- **Exercise brief**
Within the entries below, please return exactly the lines from the one with "Clone this chart" through the one with "const p2X14 = [0, 0, 0.02, 0.07, 0.36, 0.47];", leaving out any pictures.

- **Entries supplied**
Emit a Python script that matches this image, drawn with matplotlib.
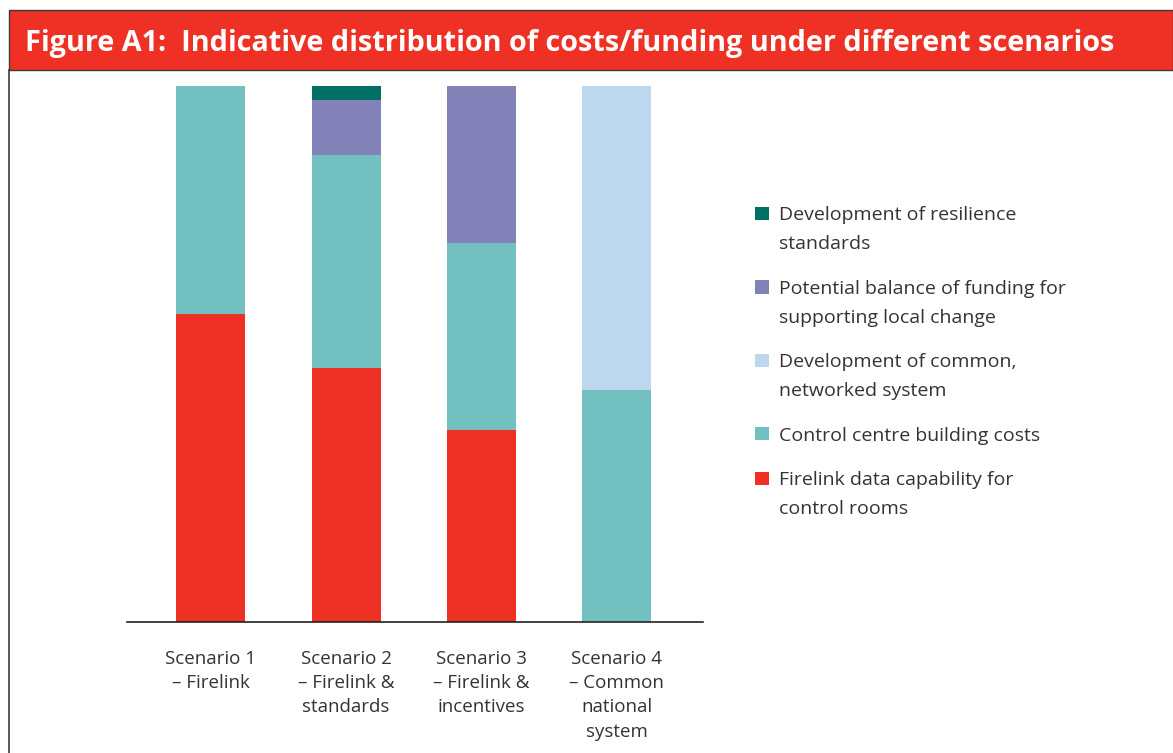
import matplotlib
matplotlib.use("Agg")
import matplotlib.pyplot as plt
from matplotlib.patches import Rectangle, Patch
from matplotlib.lines import Line2D
from matplotlib.legend_handler import HandlerPatch
import numpy as np

plt.rcParams["font.family"] = ["Open Sans", "DejaVu Sans"]

# Data (share of total, %)
scenarios = ["Scenario 1\n\u2013 Firelink", "Scenario 2\n\u2013 Firelink &\nstandards",
             "Scenario 3\n\u2013 Firelink &\nincentives", "Scenario 4\n\u2013 Common\nnational\nsystem"]
firelink = [57.5, 47.4, 35.8, 0.0]
building = [42.5, 39.7, 34.9, 43.3]
common_system = [0.0, 0.0, 0.0, 56.7]
local_change = [0.0, 10.3, 29.3, 0.0]
resilience = [0.0, 2.6, 0.0, 0.0]

series_labels = [
    "Firelink data capability for\ncontrol rooms",
    "Control centre building costs",
    "Development of common,\nnetworked system",
    "Potential balance of funding for\nsupporting local change",
    "Development of resilience\nstandards",
]
colors = ["#EE3124", "#73C0C0", "#BDD7EE", "#8282B8", "#006F66"]

LEG_FS = 14
LEG_LS = 1.78

fig = plt.figure(figsize=(11.73, 7.53), dpi=100)

# header band and frame
W, H = 1173.0, 753.0
fig.add_artist(Rectangle((9 / W, 1 - 70 / H), 1 - 9 / W, 60 / H, transform=fig.transFigure,
                         facecolor="#EE3124", edgecolor="#3a3a3a", linewidth=1.0))
fig.add_artist(Line2D([9 / W, 9 / W], [0, 1 - 70 / H], transform=fig.transFigure,
                      color="#3a3a3a", linewidth=1.2))
fig.text(25 / W, 1 - 44 / H, "Figure A1:  Indicative distribution of costs/funding under different scenarios",
         color="white", fontsize=20.8, fontweight="bold", va="center", ha="left")

ax = fig.add_axes([127 / W, 1 - 622 / H, 576 / W, 536 / H])
x = np.arange(len(scenarios))
bottom = np.zeros(len(scenarios))
for vals, col, lab in zip([firelink, building, common_system, local_change, resilience], colors, series_labels):
    ax.bar(x, vals, width=0.51, bottom=bottom, color=col, label=lab, linewidth=0)
    bottom += np.array(vals)

ax.set_xlim(-0.62, 3.64)
ax.set_ylim(0, 100)
ax.set_yticks([])
for s in ["top", "right", "left"]:
    ax.spines[s].set_visible(False)
ax.spines["bottom"].set_color("#222222")
ax.spines["bottom"].set_linewidth(1.2)
ax.set_xticks(x)
ax.set_xticklabels(scenarios, fontsize=13.5, color="#333333", linespacing=1.45)
ax.tick_params(axis="x", length=0, pad=20)


def top_aligned(nlines):
    # legend squares sit next to the first line of a wrapped label
    def make(legend, orig_handle, xdescent, ydescent, width, height, fontsize):
        dy = 0.5 * (nlines - 1) * 0.955 * fontsize * LEG_LS
        return Rectangle((-xdescent, -ydescent + dy), width, height)
    return make


proxies = [Patch(facecolor=c, linewidth=0) for c in colors]
hmap = {p: HandlerPatch(patch_func=top_aligned(lab.count("\n") + 1))
        for p, lab in zip(proxies, series_labels)}
leg = fig.legend(proxies[::-1], series_labels[::-1], loc="upper left", handler_map=hmap,
                 bbox_to_anchor=(738 / W, 1 - 189 / H), frameon=False, fontsize=LEG_FS,
                 handlelength=0.67, handleheight=0.67, handletextpad=0.55, labelspacing=1.36)
for t in leg.get_texts():
    t.set_color("#333333")
    t.set_linespacing(LEG_LS)

fig.savefig("out.png", dpi=100)
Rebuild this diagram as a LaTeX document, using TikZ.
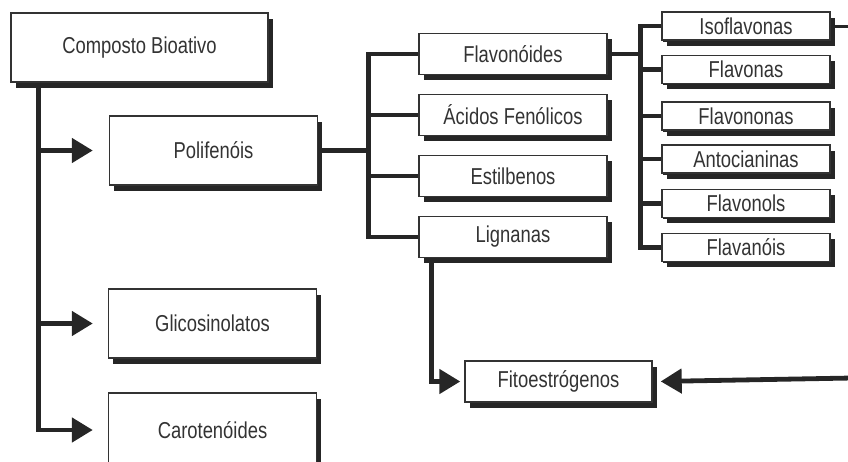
\documentclass[tikz,border=0pt]{standalone}
\usepackage{fontspec}
\setmainfont[FakeStretch=0.8]{Liberation Sans}
\usetikzlibrary{arrows.meta,shadows}

\begin{document}
\begin{tikzpicture}[x=1pt, y=-1pt,
  bigbox/.style={draw=black!80, line width=1.4pt, fill=white, text=black!80,
    minimum width=208pt, minimum height=69pt, inner sep=0pt,
    font=\fontsize{23}{26}\selectfont,
    drop shadow={shadow xshift=4.5pt, shadow yshift=-5.5pt, fill=black!85, opacity=1}},
  midbox/.style={bigbox, minimum width=188pt, minimum height=41pt},
  smallbox/.style={bigbox, minimum width=168pt, minimum height=28pt,
    line width=1.8pt,
    drop shadow={shadow xshift=1pt, shadow yshift=-1.5pt, fill=black!85, opacity=1}},
  link/.style={line width=4.8pt, draw=black!85},
  arrow/.style={link, -{Triangle[length=21pt, width=24pt]}}]
\useasboundingbox (0,0) rectangle (848,461);

% main column
\node[bigbox, minimum width=257pt] (comp) at (139.5,47.5) {Composto Bioativo};
\node[bigbox] (poli) at (213.5,150.5) {Polifenóis};
\node[bigbox] (glic) at (212.5,323.5) {Glicosinolatos};
\node[bigbox, minimum height=74pt] (caro) at (212.5,430) {Carotenóides};

% polyphenol classes
\node[midbox] (flav) at (513,54) {Flavonóides};
\node[midbox] (acid) at (513,115) {Ácidos Fenólicos};
\node[midbox] (esti) at (513,176) {Estilbenos};
\node[midbox] (lign) at (513,237) {Lignanas};

% flavonoid classes
\node[smallbox] (iso) at (746,26) {Isoflavonas};
\node[smallbox] (flvn) at (746,69.5) {Flavonas};
\node[smallbox] (flvnn) at (746,116) {Flavononas};
\node[smallbox] (anto) at (746,159) {Antocianinas};
\node[smallbox] (flvl) at (746,203.5) {Flavonols};
\node[smallbox] (flvo) at (746,247.5) {Flavanóis};

\node[midbox, minimum width=187pt] (fito) at (558.5,381.5) {Fitoestrógenos};

\coordinate (isoEnd) at (852,26);
\coordinate (fitoIn) at (852,378);

\draw[arrow, shorten >=16pt] ([xshift=28pt]comp.south west) |- (poli.west);
\draw[arrow, shorten >=15pt] ([xshift=28pt]comp.south west) |- (glic.west);
\draw[arrow, shorten >=15pt] ([xshift=28pt]comp.south west) |- (caro.west);

\draw[link] ([xshift=4pt]poli.east) -- ++(46,0) |- (flav.west);
\draw[link] ([xshift=4pt]poli.east) -- ++(46,0) |- (acid.west);
\draw[link] ([xshift=4pt]poli.east) -- ++(46,0) |- (esti.west);
\draw[link] ([xshift=4pt]poli.east) -- ++(46,0) |- (lign.west);

\draw[link] ([xshift=4pt]flav.east) -- ++(29,0) |- (iso.west);
\draw[link] ([xshift=4pt]flav.east) -- ++(29,0) |- (flvn.west);
\draw[link] ([xshift=4pt]flav.east) -- ++(29,0) |- (flvnn.west);
\draw[link] ([xshift=4pt]flav.east) -- ++(29,0) |- (anto.west);
\draw[link] ([xshift=4pt]flav.east) -- ++(29,0) |- (flvl.west);
\draw[link] ([xshift=4pt]flav.east) -- ++(29,0) |- (flvo.west);

\draw[link, line width=3pt] (iso.east) -- (isoEnd);

\draw[arrow, shorten >=4pt] ([xshift=13pt]lign.south west) |- (fito.west);
\draw[arrow, shorten >=4pt] (fitoIn) -- ([xshift=4pt]fito.east);
\end{tikzpicture}
\end{document}
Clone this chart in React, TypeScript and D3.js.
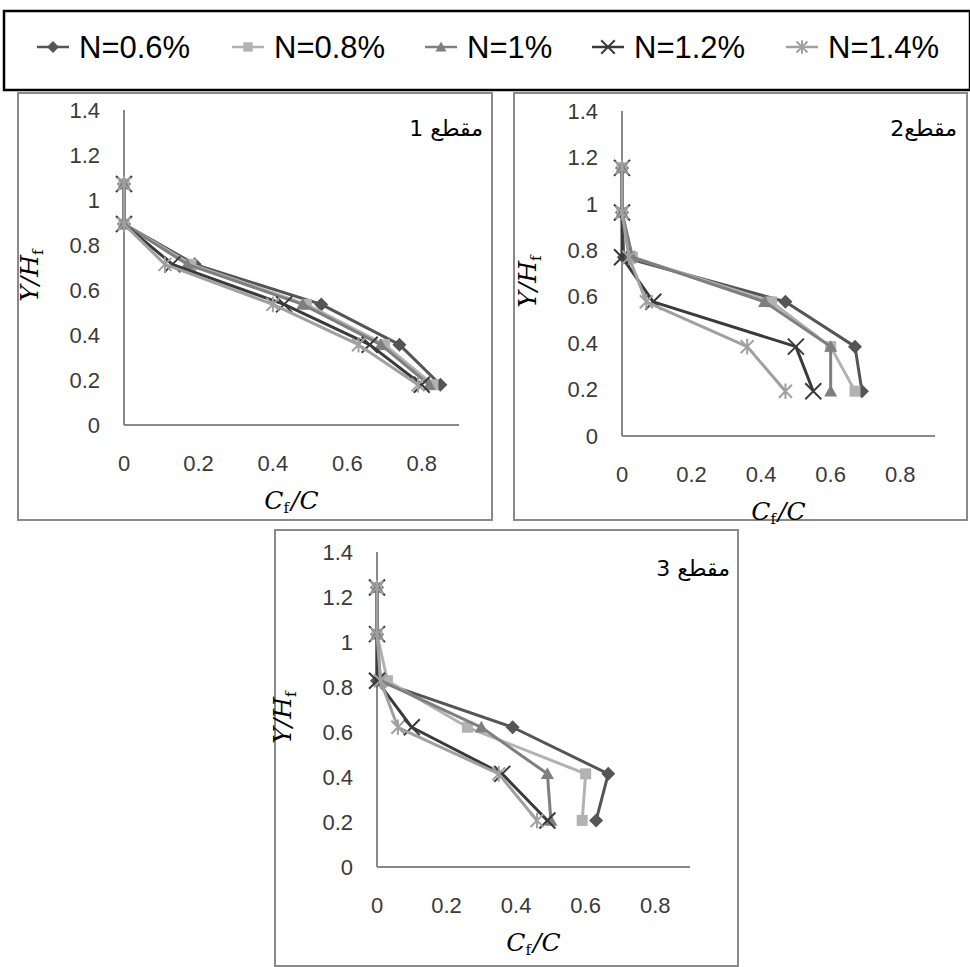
import React from "react";
import * as d3 from "d3";

const seriesNames = ["N=0.6%", "N=0.8%", "N=1%", "N=1.2%", "N=1.4%"];
const seriesColors = ["#555555", "#b2b2b2", "#7f7f7f", "#3a3a3a", "#a0a0a0"];
const seriesMarkers = ["diamond", "square", "triangle", "x", "star"];

const yTickValues = [0, 0.2, 0.4, 0.6, 0.8, 1, 1.2, 1.4];
const yTickLabels = ["0", "0.2", "0.4", "0.6", "0.8", "1", "1.2", "1.4"];
const xTickValues = [0, 0.2, 0.4, 0.6, 0.8];
const xTickLabels = ["0", "0.2", "0.4", "0.6", "0.8"];

const panelTitles = ["مقطع 1", "مقطع2", "مقطع 3"];

// Section 1
const p1Y = [1.071, 0.893, 0.714, 0.536, 0.357, 0.179];
const p1X06 = [0, 0, 0.19, 0.53, 0.74, 0.85];
const p1X08 = [0, 0, 0.18, 0.49, 0.70, 0.83];
const p1X10 = [0, 0, 0.17, 0.48, 0.69, 0.82];
const p1X12 = [0, 0, 0.13, 0.43, 0.66, 0.80];
const p1X14 = [0, 0, 0.11, 0.40, 0.63, 0.79];

// Section 2
const p2Y = [1.155, 0.963, 0.77, 0.578, 0.385, 0.193];
const p2X06 = [0, 0, 0.005, 0.47, 0.67, 0.69];
const p2X08 = [0, 0, 0.03, 0.43, 0.60, 0.67];
const p2X10 = [0, 0, 0.03, 0.41, 0.60, 0.60];
const p2X12 = [0, 0, 0.0, 0.09, 0.50, 0.55];
const p2X14 = [0, 0, 0.02, 0.07, 0.36, 0.47];

// Section 3
const p3Y = [1.242, 1.035, 0.828, 0.621, 0.414, 0.207];
const p3X06 = [0, 0, 0, 0.39, 0.665, 0.63];
const p3X08 = [0, 0, 0.03, 0.26, 0.60, 0.59];
const p3X10 = [0, 0, 0.01, 0.30, 0.49, 0.50];
const p3X12 = [0, 0, 0, 0.10, 0.36, 0.49];
const p3X14 = [0, 0, 0.01, 0.06, 0.35, 0.46];

const panelsData = [
  { y: p1Y, xs: [p1X06, p1X08, p1X10, p1X12, p1X14] },
  { y: p2Y, xs: [p2X06, p2X08, p2X10, p2X12, p2X14] },
  { y: p3Y, xs: [p3X06, p3X08, p3X10, p3X12, p3X14] },
];

const layouts = [
  { frame: [18, 93, 492, 520], x0: 124, x09: 459, y0: 425, y14: 110, title: [483, 136] },
  { frame: [514, 93, 967, 520], x0: 622, x09: 935, y0: 436, y14: 111, title: [957, 136] },
  { frame: [275, 530, 738, 966], x0: 377, x09: 690, y0: 867, y14: 552, title: [730, 576] },
];

function Marker({ type, x, y, color, legend }: any) {
  const k = legend ? 0.85 : 1;
  if (type === "diamond") {
    const r = 7 * k;
    return <path d={`M${x},${y - r}L${x + r},${y}L${x},${y + r}L${x - r},${y}Z`} fill={color} />;
  }
  if (type === "square") {
    const r = 5.5 * k;
    return <rect x={x - r} y={y - r} width={2 * r} height={2 * r} fill={color} />;
  }
  if (type === "triangle") {
    const r = 6.5 * k;
    return <path d={`M${x},${y - r}L${x + r},${y + r * 0.8}L${x - r},${y + r * 0.8}Z`} fill={color} />;
  }
  if (type === "x") {
    const r = 8 * k;
    return (
      <path d={`M${x - r},${y - r}L${x + r},${y + r}M${x - r},${y + r}L${x + r},${y - r}`} stroke={color} strokeWidth={2} fill="none" />
    );
  }
  const r = 6.5 * k;
  return (
    <path
      d={`M${x - r},${y - r}L${x + r},${y + r}M${x - r},${y + r}L${x + r},${y - r}M${x},${y - r * 1.2}L${x},${y + r * 1.2}`}
      stroke={color}
      strokeWidth={2}
      fill="none"
    />
  );
}

function Panel({ idx }: any) {
  const L = layouts[idx];
  const D = panelsData[idx];
  const xs = d3.scaleLinear().domain([0, 0.9]).range([L.x0, L.x09]);
  const ys = d3.scaleLinear().domain([0, 1.4]).range([L.y0, L.y14]);
  const line = d3
    .line<[number, number]>()
    .x((d) => xs(d[0]))
    .y((d) => ys(d[1]));
  const [fx0, fy0, fx1, fy1] = L.frame;
  const tickFont = { fontFamily: "'Liberation Sans', Arial, sans-serif", fontSize: 22, fill: "#3a3a3a" };
  const midY = (L.y0 + L.y14) / 2 + 8;
  const midX = (L.x0 + L.x09) / 2;
  return (
    <g>
      <rect x={fx0} y={fy0} width={fx1 - fx0} height={fy1 - fy0} fill="#fff" stroke="#8a8a8a" strokeWidth={2} />
      <line x1={L.x0} x2={L.x09} y1={L.y0} y2={L.y0} stroke="#888" strokeWidth={2} />
      <line x1={L.x0} x2={L.x0} y1={L.y0} y2={L.y14} stroke="#888" strokeWidth={2} />
      {yTickValues.map((v, i) => (
        <text key={"y" + i} x={L.x0 - 24} y={ys(v)} dy="0.35em" textAnchor="end" {...tickFont}>
          {yTickLabels[i]}
        </text>
      ))}
      {xTickValues.map((v, i) => (
        <text key={"x" + i} x={xs(v)} y={L.y0 + 38} dy="0.35em" textAnchor="middle" {...tickFont}>
          {xTickLabels[i]}
        </text>
      ))}
      <text
        transform={`translate(${L.x0 - 86},${midY}) rotate(-90)`}
        textAnchor="middle"
        fontFamily="'DejaVu Serif', serif"
        fontSize={25}
        fill="#000"
      >
        <tspan fontStyle="italic">Y/H</tspan>
        <tspan fontSize={15} dy={5}>f</tspan>
      </text>
      <text
        x={midX}
        y={L.y0 + 84}
        textAnchor="middle"
        fontFamily="'DejaVu Serif', serif"
        fontSize={25}
        fill="#000"
      >
        <tspan fontStyle="italic">C</tspan>
        <tspan fontSize={15} dy={4}>f</tspan>
        <tspan fontStyle="italic" dy={-4} dx={2}>/C</tspan>
      </text>
      <text x={L.title[0]} y={L.title[1]} textAnchor="end" fontFamily="'DejaVu Sans', sans-serif" fontSize={22} fill="#000">
        {panelTitles[idx]}
      </text>
      {D.xs.map((arr, s) => {
        const pts: [number, number][] = arr.map((xv, i) => [xv, D.y[i]]);
        return (
          <g key={"s" + s}>
            <path d={line(pts) || ""} fill="none" stroke={seriesColors[s]} strokeWidth={3} strokeLinejoin="round" />
            {pts.map((p, i) => (
              <Marker key={i} type={seriesMarkers[s]} x={xs(p[0])} y={ys(p[1])} color={seriesColors[s]} />
            ))}
          </g>
        );
      })}
    </g>
  );
}

const legendMarkerX = [53, 248, 441, 608, 802];

export default function App() {
  return (
    <svg width={970} height={967} style={{ position: "absolute", left: 0, top: 0, background: "#fff" }}>
      <rect x={0} y={0} width={970} height={967} fill="#fff" />
      <rect x={4} y={11} width={966} height={79} fill="#fff" stroke="#000" strokeWidth={2.5} />
      {seriesNames.map((name, i) => (
        <g key={name}>
          <line x1={legendMarkerX[i] - 16} x2={legendMarkerX[i] + 16} y1={47} y2={47} stroke={seriesColors[i]} strokeWidth={2.5} />
          <Marker type={seriesMarkers[i]} x={legendMarkerX[i]} y={47} color={seriesColors[i]} legend />
          <text x={legendMarkerX[i] + 26} y={58} fontFamily="'Liberation Sans', Arial, sans-serif" fontSize={31} fill="#000">
            {name}
          </text>
        </g>
      ))}
      {[0, 1, 2].map((i) => (
        <Panel key={i} idx={i} />
      ))}
    </svg>
  );
}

- **Solution for this exercise**
Clone this chart in React, TypeScript and D3.js.
import React from "react";
import * as d3 from "d3";

const seriesNames = ["N=0.6%", "N=0.8%", "N=1%", "N=1.2%", "N=1.4%"];
const seriesColors = ["#555555", "#b2b2b2", "#7f7f7f", "#3a3a3a", "#a0a0a0"];
const seriesMarkers = ["diamond", "square", "triangle", "x", "star"];

const yTickValues = [0, 0.2, 0.4, 0.6, 0.8, 1, 1.2, 1.4];
const yTickLabels = ["0", "0.2", "0.4", "0.6", "0.8", "1", "1.2", "1.4"];
const xTickValues = [0, 0.2, 0.4, 0.6, 0.8];
const xTickLabels = ["0", "0.2", "0.4", "0.6", "0.8"];

const panelTitles = ["مقطع 1", "مقطع2", "مقطع 3"];

// Section 1
const p1Y = [1.071, 0.893, 0.714, 0.536, 0.357, 0.179];
const p1X06 = [0, 0, 0.19, 0.53, 0.74, 0.85];
const p1X08 = [0, 0, 0.18, 0.49, 0.70, 0.83];
const p1X10 = [0, 0, 0.17, 0.48, 0.69, 0.82];
const p1X12 = [0, 0, 0.13, 0.43, 0.66, 0.80];
const p1X14 = [0, 0, 0.11, 0.40, 0.63, 0.79];

// Section 2
const p2Y = [1.155, 0.963, 0.77, 0.578, 0.385, 0.193];
const p2X06 = [0, 0, 0.005, 0.47, 0.67, 0.69];
const p2X08 = [0, 0, 0.03, 0.43, 0.60, 0.67];
const p2X10 = [0, 0, 0.03, 0.41, 0.60, 0.60];
const p2X12 = [0, 0, 0.0, 0.09, 0.50, 0.55];
const p2X14 = [0, 0, 0.02, 0.07, 0.36, 0.47];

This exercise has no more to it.